Under the rules governing last year’s vote, all participants registered with the commission were required to deliver a report on spending. However, Labour for Independence (Lfi), a group which claimed to have significant support in the party, were the only campaigners that failed to provide any report of their expenditure.

This shows the obstacles faced by campaigners

Bob Thomson

The commission said the group was guilty of a “serious breach of the rules” and accused it of an “apparent lack of commitment to compliance” with the rules governing campaigning in the referendum.

No campaigners had attacked Lfi as an SNP-front despite the organisation’s claim that it had significant support within Labour’s ranks.

The founder of Lfi Allan Grogan joined the Scottish Socialist Party (SSP) in the aftermath of the No vote.

The Electoral Commission cooperated with the Crown Office and procurator fiscal before taking action.

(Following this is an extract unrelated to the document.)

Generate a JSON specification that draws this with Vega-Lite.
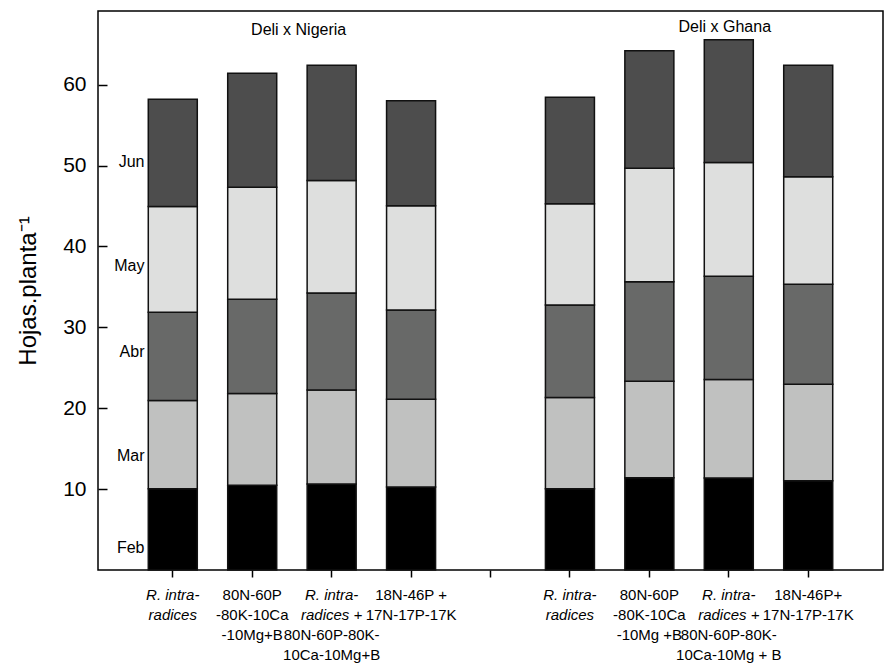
{
  "$schema": "https://vega.github.io/schema/vega-lite/v6.json",
  "width": 785,
  "height": 559,
  "autosize": "none",
  "padding": {"left": 98, "top": 11, "right": 3, "bottom": 94},
  "background": "white",
  "config": {
    "font": "Liberation Sans",
    "view": {"stroke": "#000000", "strokeWidth": 1.5},
    "axis": {"grid": false, "domain": false, "labelColor": "#000000", "tickColor": "#000000", "titleColor": "#000000", "labelFont": "Liberation Sans", "titleFont": "Liberation Sans"}
  },
  "data": {
    "values": [
      {"slot": "N1", "group": "Deli x Nigeria", "treatment": "R. intra-radices", "month": "Feb", "month_num": 2, "leaves": 10.04},
      {"slot": "N1", "group": "Deli x Nigeria", "treatment": "R. intra-radices", "month": "Mar", "month_num": 3, "leaves": 10.91},
      {"slot": "N1", "group": "Deli x Nigeria", "treatment": "R. intra-radices", "month": "Abr", "month_num": 4, "leaves": 10.90},
      {"slot": "N1", "group": "Deli x Nigeria", "treatment": "R. intra-radices", "month": "May", "month_num": 5, "leaves": 13.09},
      {"slot": "N1", "group": "Deli x Nigeria", "treatment": "R. intra-radices", "month": "Jun", "month_num": 6, "leaves": 13.25},
      {"slot": "N2", "group": "Deli x Nigeria", "treatment": "80N-60P-80K-10Ca-10Mg+B", "month": "Feb", "month_num": 2, "leaves": 10.49},
      {"slot": "N2", "group": "Deli x Nigeria", "treatment": "80N-60P-80K-10Ca-10Mg+B", "month": "Mar", "month_num": 3, "leaves": 11.32},
      {"slot": "N2", "group": "Deli x Nigeria", "treatment": "80N-60P-80K-10Ca-10Mg+B", "month": "Abr", "month_num": 4, "leaves": 11.65},
      {"slot": "N2", "group": "Deli x Nigeria", "treatment": "80N-60P-80K-10Ca-10Mg+B", "month": "May", "month_num": 5, "leaves": 13.86},
      {"slot": "N2", "group": "Deli x Nigeria", "treatment": "80N-60P-80K-10Ca-10Mg+B", "month": "Jun", "month_num": 6, "leaves": 14.08},
      {"slot": "N3", "group": "Deli x Nigeria", "treatment": "R. intra-radices + 80N-60P-80K-10Ca-10Mg+B", "month": "Feb", "month_num": 2, "leaves": 10.62},
      {"slot": "N3", "group": "Deli x Nigeria", "treatment": "R. intra-radices + 80N-60P-80K-10Ca-10Mg+B", "month": "Mar", "month_num": 3, "leaves": 11.64},
      {"slot": "N3", "group": "Deli x Nigeria", "treatment": "R. intra-radices + 80N-60P-80K-10Ca-10Mg+B", "month": "Abr", "month_num": 4, "leaves": 11.97},
      {"slot": "N3", "group": "Deli x Nigeria", "treatment": "R. intra-radices + 80N-60P-80K-10Ca-10Mg+B", "month": "May", "month_num": 5, "leaves": 13.92},
      {"slot": "N3", "group": "Deli x Nigeria", "treatment": "R. intra-radices + 80N-60P-80K-10Ca-10Mg+B", "month": "Jun", "month_num": 6, "leaves": 14.23},
      {"slot": "N4", "group": "Deli x Nigeria", "treatment": "18N-46P + 17N-17P-17K", "month": "Feb", "month_num": 2, "leaves": 10.25},
      {"slot": "N4", "group": "Deli x Nigeria", "treatment": "18N-46P + 17N-17P-17K", "month": "Mar", "month_num": 3, "leaves": 10.86},
      {"slot": "N4", "group": "Deli x Nigeria", "treatment": "18N-46P + 17N-17P-17K", "month": "Abr", "month_num": 4, "leaves": 11.03},
      {"slot": "N4", "group": "Deli x Nigeria", "treatment": "18N-46P + 17N-17P-17K", "month": "May", "month_num": 5, "leaves": 12.88},
      {"slot": "N4", "group": "Deli x Nigeria", "treatment": "18N-46P + 17N-17P-17K", "month": "Jun", "month_num": 6, "leaves": 13.00},
      {"slot": "G1", "group": "Deli x Ghana", "treatment": "R. intra-radices", "month": "Feb", "month_num": 2, "leaves": 10.04},
      {"slot": "G1", "group": "Deli x Ghana", "treatment": "R. intra-radices", "month": "Mar", "month_num": 3, "leaves": 11.28},
      {"slot": "G1", "group": "Deli x Ghana", "treatment": "R. intra-radices", "month": "Abr", "month_num": 4, "leaves": 11.43},
      {"slot": "G1", "group": "Deli x Ghana", "treatment": "R. intra-radices", "month": "May", "month_num": 5, "leaves": 12.52},
      {"slot": "G1", "group": "Deli x Ghana", "treatment": "R. intra-radices", "month": "Jun", "month_num": 6, "leaves": 13.16},
      {"slot": "G2", "group": "Deli x Ghana", "treatment": "80N-60P-80K-10Ca-10Mg+B", "month": "Feb", "month_num": 2, "leaves": 11.40},
      {"slot": "G2", "group": "Deli x Ghana", "treatment": "80N-60P-80K-10Ca-10Mg+B", "month": "Mar", "month_num": 3, "leaves": 11.93},
      {"slot": "G2", "group": "Deli x Ghana", "treatment": "80N-60P-80K-10Ca-10Mg+B", "month": "Abr", "month_num": 4, "leaves": 12.31},
      {"slot": "G2", "group": "Deli x Ghana", "treatment": "80N-60P-80K-10Ca-10Mg+B", "month": "May", "month_num": 5, "leaves": 14.03},
      {"slot": "G2", "group": "Deli x Ghana", "treatment": "80N-60P-80K-10Ca-10Mg+B", "month": "Jun", "month_num": 6, "leaves": 14.53},
      {"slot": "G3", "group": "Deli x Ghana", "treatment": "R. intra-radices + 80N-60P-80K-10Ca-10Mg+B", "month": "Feb", "month_num": 2, "leaves": 11.36},
      {"slot": "G3", "group": "Deli x Ghana", "treatment": "R. intra-radices + 80N-60P-80K-10Ca-10Mg+B", "month": "Mar", "month_num": 3, "leaves": 12.18},
      {"slot": "G3", "group": "Deli x Ghana", "treatment": "R. intra-radices + 80N-60P-80K-10Ca-10Mg+B", "month": "Abr", "month_num": 4, "leaves": 12.76},
      {"slot": "G3", "group": "Deli x Ghana", "treatment": "R. intra-radices + 80N-60P-80K-10Ca-10Mg+B", "month": "May", "month_num": 5, "leaves": 14.07},
      {"slot": "G3", "group": "Deli x Ghana", "treatment": "R. intra-radices + 80N-60P-80K-10Ca-10Mg+B", "month": "Jun", "month_num": 6, "leaves": 15.19},
      {"slot": "G4", "group": "Deli x Ghana", "treatment": "18N-46P + 17N-17P-17K", "month": "Feb", "month_num": 2, "leaves": 11.02},
      {"slot": "G4", "group": "Deli x Ghana", "treatment": "18N-46P + 17N-17P-17K", "month": "Mar", "month_num": 3, "leaves": 11.94},
      {"slot": "G4", "group": "Deli x Ghana", "treatment": "18N-46P + 17N-17P-17K", "month": "Abr", "month_num": 4, "leaves": 12.35},
      {"slot": "G4", "group": "Deli x Ghana", "treatment": "18N-46P + 17N-17P-17K", "month": "May", "month_num": 5, "leaves": 13.29},
      {"slot": "G4", "group": "Deli x Ghana", "treatment": "18N-46P + 17N-17P-17K", "month": "Jun", "month_num": 6, "leaves": 13.78}
    ]
  },
  "layer": [
    {
      "mark": {"type": "bar", "stroke": "#111111", "strokeWidth": 1.5},
      "encoding": {
        "x": {
          "field": "slot", "type": "nominal",
          "scale": {"domain": ["N1", "N2", "N3", "N4", "gap", "G1", "G2", "G3", "G4"], "paddingInner": 0.383, "paddingOuter": 0.633},
          "axis": {
            "orient": "bottom", "title": null, "labelAngle": 0, "ticks": true, "tickSize": 7, "tickWidth": 1.5,
            "labelPadding": 10, "labelFontSize": 15, "labelFontStyle": "italic", "labelLineHeight": 20,
            "labelBaseline": "top", "labelAlign": "center",
            "labelExpr": "datum.value == 'N1' || datum.value == 'G1' ? ['R. intra-', 'radices'] : datum.value == 'N3' || datum.value == 'G3' ? ['R. intra-', 'radices +'] : ''"
          }
        },
        "y": {
          "field": "leaves", "type": "quantitative", "stack": "zero",
          "scale": {"domain": [0, 69.1], "nice": false, "zero": true},
          "axis": {
            "orient": "left", "title": "Hojas.planta⁻¹", "titleFontSize": 24, "titleFontWeight": "normal", "titlePadding": 22,
            "values": [10, 20, 30, 40, 50, 60], "tickSize": -9, "tickWidth": 1.5, "labelPadding": 21,
            "labelFontSize": 21, "labelFlush": false
          }
        },
        "color": {
          "field": "month", "type": "nominal",
          "scale": {"domain": ["Feb", "Mar", "Abr", "May", "Jun"], "range": ["#000000", "#c0c1c0", "#686968", "#dedfde", "#4d4d4d"]},
          "legend": null
        },
        "order": {"field": "month_num", "type": "quantitative", "sort": "ascending"}
      }
    },
    {
      "mark": {"type": "bar", "opacity": 0},
      "encoding": {
        "x": {
          "field": "slot", "type": "nominal",
          "scale": {"domain": ["N1", "N2", "N3", "N4", "gap", "G1", "G2", "G3", "G4"], "paddingInner": 0.383, "paddingOuter": 0.633},
          "axis": {
            "orient": "bottom", "title": null, "labelAngle": 0, "ticks": false, "tickSize": 0,
            "labelPadding": 17, "labelFontSize": 15, "labelFontStyle": "normal", "labelLineHeight": 20,
            "labelBaseline": "top", "labelAlign": "center",
            "labelExpr": "datum.value == 'N2' ? ['80N-60P', '-80K-10Ca', '-10Mg+B'] : datum.value == 'N4' ? ['18N-46P +', '17N-17P-17K'] : datum.value == 'G2' ? ['80N-60P', '-80K-10Ca', '-10Mg +B'] : datum.value == 'G4' ? ['18N-46P+', '17N-17P-17K'] : ''"
          }
        },
        "y": {
          "field": "leaves", "type": "quantitative", "stack": "zero",
          "scale": {"domain": [0, 69.1], "nice": false, "zero": true},
          "axis": {
            "orient": "left", "title": null, "values": [2.8, 14.2, 26.95, 37.7, 50.5],
            "ticks": false, "tickSize": 0, "labelPadding": -46, "labelAlign": "right", "labelBaseline": "middle",
            "labelFontSize": 16, "labelFlush": false, "labelOverlap": false,
            "labelExpr": "datum.value < 8 ? 'Feb' : datum.value < 20 ? 'Mar' : datum.value < 32 ? 'Abr' : datum.value < 44 ? 'May' : 'Jun'"
          }
        },
        "order": {"field": "month_num", "type": "quantitative", "sort": "ascending"}
      }
    },
    {
      "mark": {"type": "bar", "opacity": 0},
      "encoding": {
        "x": {
          "field": "slot", "type": "nominal",
          "scale": {"domain": ["N1", "N2", "N3", "N4", "gap", "G1", "G2", "G3", "G4"], "paddingInner": 0.383, "paddingOuter": 0.633},
          "axis": {
            "orient": "bottom", "title": null, "labelAngle": 0, "ticks": false, "tickSize": 0,
            "labelPadding": 57, "labelFontSize": 15, "labelFontStyle": "normal", "labelLineHeight": 20,
            "labelBaseline": "top", "labelAlign": "center",
            "labelExpr": "datum.value == 'N3' ? ['80N-60P-80K-', '10Ca-10Mg+B'] : datum.value == 'G3' ? ['80N-60P-80K-', '10Ca-10Mg + B'] : ''"
          }
        },
        "y": {
          "field": "leaves", "type": "quantitative", "stack": "zero",
          "scale": {"domain": [0, 69.1], "nice": false, "zero": true},
          "axis": null
        },
        "order": {"field": "month_num", "type": "quantitative", "sort": "ascending"}
      }
    },
    {
      "data": {"values": [{"label": "Deli x Nigeria"}]},
      "mark": {"type": "text", "fontSize": 16, "font": "Liberation Sans", "color": "#000000", "align": "center", "baseline": "middle", "dx": -33},
      "encoding": {
        "x": {"datum": "N3", "type": "nominal", "scale": {"domain": ["N1", "N2", "N3", "N4", "gap", "G1", "G2", "G3", "G4"], "paddingInner": 0.383, "paddingOuter": 0.633}, "axis": null},
        "y": {"datum": 66.8, "type": "quantitative", "scale": {"domain": [0, 69.1], "nice": false}, "axis": null},
        "text": {"field": "label", "type": "nominal"}
      }
    },
    {
      "data": {"values": [{"label": "Deli x Ghana"}]},
      "mark": {"type": "text", "fontSize": 16, "font": "Liberation Sans", "color": "#000000", "align": "center", "baseline": "middle", "dx": -4},
      "encoding": {
        "x": {"datum": "G3", "type": "nominal", "scale": {"domain": ["N1", "N2", "N3", "N4", "gap", "G1", "G2", "G3", "G4"], "paddingInner": 0.383, "paddingOuter": 0.633}, "axis": null},
        "y": {"datum": 67.1, "type": "quantitative", "scale": {"domain": [0, 69.1], "nice": false}, "axis": null},
        "text": {"field": "label", "type": "nominal"}
      }
    }
  ],
  "resolve": {"axis": {"x": "independent", "y": "independent"}}
}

A statement from the commission said: “We have fined Labour for Independence, a campaigner in the Scottish independence referendum, £1,500 for failing to provide a report of its spending.

“Under the Scottish Independence Referendum Act, all permitted participants registered with the commission were required to deliver a report of spending. Labour for Independence was the only campaigner that failed to provide any report.

“The commission considered that this was a serious breach of the rules, as without the report, the public has no information as to what donations Labour for Independence accepted, how much it spent, or how it spent that money.”

Former Scottish Labour chairman Bob Thomson, an LfI supporter, criticised the fine: “This shows the obstacles and complexities faced by ordinary campaigners.”